Adults can find it difficult to know how to make a cartoon that really appeals to kids, especially when you’re talking about international audiences. How much weirdness should be included? How much “attitude” do you put in to keep it from being too safe and sappy? How scary should the studio make their cartoon?
These aren’t easy questions to answer. Misjudge any of the above factors, and a studio can end up creating an animated project like one of the following:
10 Cracke
Canada
When Squeeze Studio Animation in Quebec City began this series of 52 one-minute cartoons in 2015, it must have seemed like a safe bet.[1] The premise is that an ostrich named Ed must protect his brood of eggs from all kinds of dangers. That sounds like a pretty conventional cartoon. The issue was that in execution, it was filled not so much with fun slapstick antics as scenes of body horror that make the protagonist practically the alien from John Carpenter’s The Thing.
For example, in “Ghost,” Ed has a heart attack at the sight of a crocodile, and his ghost has to ward it away from his eggs by using his dead body as a weapon.
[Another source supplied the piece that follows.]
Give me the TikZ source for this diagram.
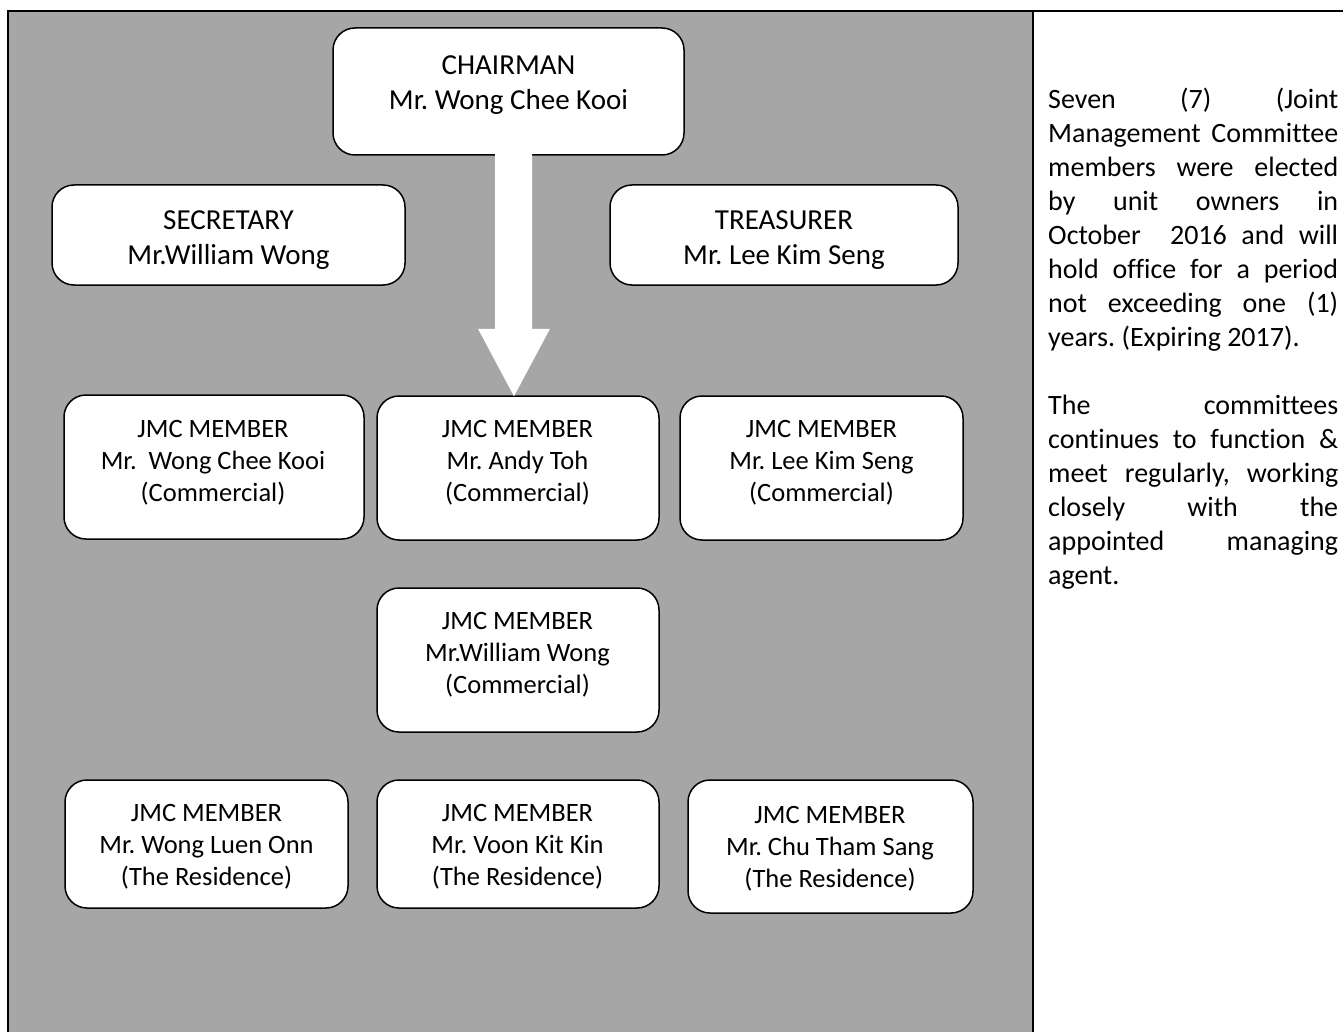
\documentclass[tikz,border=0pt]{standalone}
\usepackage{fontspec}
\setmainfont{Carlito}[Ligatures={NoCommon}]
\usetikzlibrary{calc}
\definecolor{panelgray}{RGB}{166,166,166}
\frenchspacing
\begin{document}
\begin{tikzpicture}[x=1pt,y=-1pt,
  box/.style={draw=black, line width=1.5pt, fill=white, rounded corners=22pt, inner sep=0pt},
  bigtxt/.style={anchor=north, inner sep=0pt, align=center, font=\fontsize{29}{35}\selectfont},
  smalltxt/.style={anchor=north, inner sep=0pt, align=center, font=\fontsize{26.5}{32}\selectfont},
  notetxt/.style={anchor=north west, inner sep=0pt, align=left, font=\fontsize{28}{34}\selectfont},
  frame/.style={draw=black, line width=2pt}
]
\useasboundingbox (0,0) rectangle (1343,1032);
% panel and frame
\fill[panelgray] (8,11) rectangle (1033,1032);
\draw[frame] (8,1032) -- (8,11) -- (1343,11);
\draw[frame] (1033,11) -- (1033,1032);

% chairman
\node[box, minimum width=351pt, minimum height=127pt] (chair) at (508.5,91.5) {};
\node[bigtxt] (chairT) at (508.5,55.5) {CHAIRMAN\\Mr. Wong Chee Kooi};

% secretary & treasurer
\node[box, minimum width=353pt, minimum height=100pt] (sec) at (228.5,235) {};
\node[bigtxt] (secT) at (228.5,210.5) {SECRETARY\\Mr.William Wong};
\node[box, minimum width=348pt, minimum height=100pt] (tre) at (784,235) {};
\node[bigtxt] (treT) at (784,210.5) {TREASURER\\Mr. Lee Kim Seng};

% row 2
\node[box, minimum width=300pt, minimum height=144pt] (ma) at (214,467) {};
\node[smalltxt] (maT) at (213,420) {JMC MEMBER\\Mr.\ \ Wong Chee Kooi\\(Commercial)};
\node[box, minimum width=282pt, minimum height=144pt] (mb) at (518,468) {};
\node[smalltxt] (mbT) at (517.5,420) {JMC MEMBER\\Mr. Andy Toh\\(Commercial)};
\node[box, minimum width=283pt, minimum height=144pt] (mc) at (821.5,468) {};
\node[smalltxt] (mcT) at (821.5,420) {JMC MEMBER\\Mr. Lee Kim Seng\\(Commercial)};

% row 3
\node[box, minimum width=282pt, minimum height=144pt] (md) at (518,660) {};
\node[smalltxt] (mdT) at (517.5,612) {JMC MEMBER\\Mr.William Wong\\(Commercial)};

% row 4
\node[box, minimum width=283pt, minimum height=128pt] (ra) at (206.5,844) {};
\node[smalltxt] (raT) at (206.5,804) {JMC MEMBER\\Mr. Wong Luen Onn\\(The Residence)};
\node[box, minimum width=282pt, minimum height=128pt] (rb) at (518,844) {};
\node[smalltxt] (rbT) at (517.5,804) {JMC MEMBER\\Mr. Voon Kit Kin\\(The Residence)};
\node[box, minimum width=285pt, minimum height=133pt] (rc) at (830.5,846.5) {};
\node[smalltxt] (rcT) at (830,806) {JMC MEMBER\\Mr. Chu Tham Sang\\(The Residence)};

% block arrow from chairman to Andy Toh
\coordinate (aT) at ($(chair.south)+(5,-2)$);
\coordinate (aP) at ($(mb.north)+(-4,1)$);
\fill[white] ($(aT)+(-18.5,0)$) -- ($(aT)+(18.5,0)$) -- ($(aT)+(18.5,175)$)
  -- ($(aT)+(36.5,175)$) -- (aP) -- ($(aT)+(-35.5,175)$) -- ($(aT)+(-18.5,175)$) -- cycle;

% note
\node[notetxt] (note) at (1048,83) {%
\rule{0pt}{25pt}\makebox[290pt][s]{Seven (7) (Joint}\\
\makebox[290pt][s]{Management Committee}\\
\makebox[290pt][s]{members were elected}\\
\makebox[290pt][s]{by unit owners in}\\
\makebox[290pt][s]{October\ \ 2016 and will}\\
\makebox[290pt][s]{hold office for a period}\\
\makebox[290pt][s]{not exceeding one (1)}\\
years. (Expiring 2017).\\[34pt]
\makebox[290pt][s]{The committees}\\
\makebox[290pt][s]{continues to function \&}\\
\makebox[290pt][s]{meet regularly, working}\\
\makebox[290pt][s]{closely with the}\\
\makebox[290pt][s]{appointed managing}\\
agent.};
\end{tikzpicture}
\end{document}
In the process, the crocodile tears Ed’s body apart, and the final shot is Ed’s ghost reentering his body and coming back to life as a pile of organs on top of his eggs.
The most bizarre one is “Factory,” wherein Ed ends up rolling on his eggs up a rhino’s backside, being liquefied by going through the rhino’s digestive system in reverse, and somehow being shaped by the rhino’s teeth into an egg carton for his brood. Perhaps the most uncomfortable part is the way the rhino’s eyes pop out while being held by optic nerves during the last step in the process. Bear in mind, all this is featured in a G-rated cartoon.
9 The Treasure Planet
Bulgaria
Judging by the English dub for this 1982 Rumen Petkov film, the intent was to try to make it a whimsical combination of Treasure Island and soft science fiction, similar to what the Disney flop Treasure Planet would do 20 years later.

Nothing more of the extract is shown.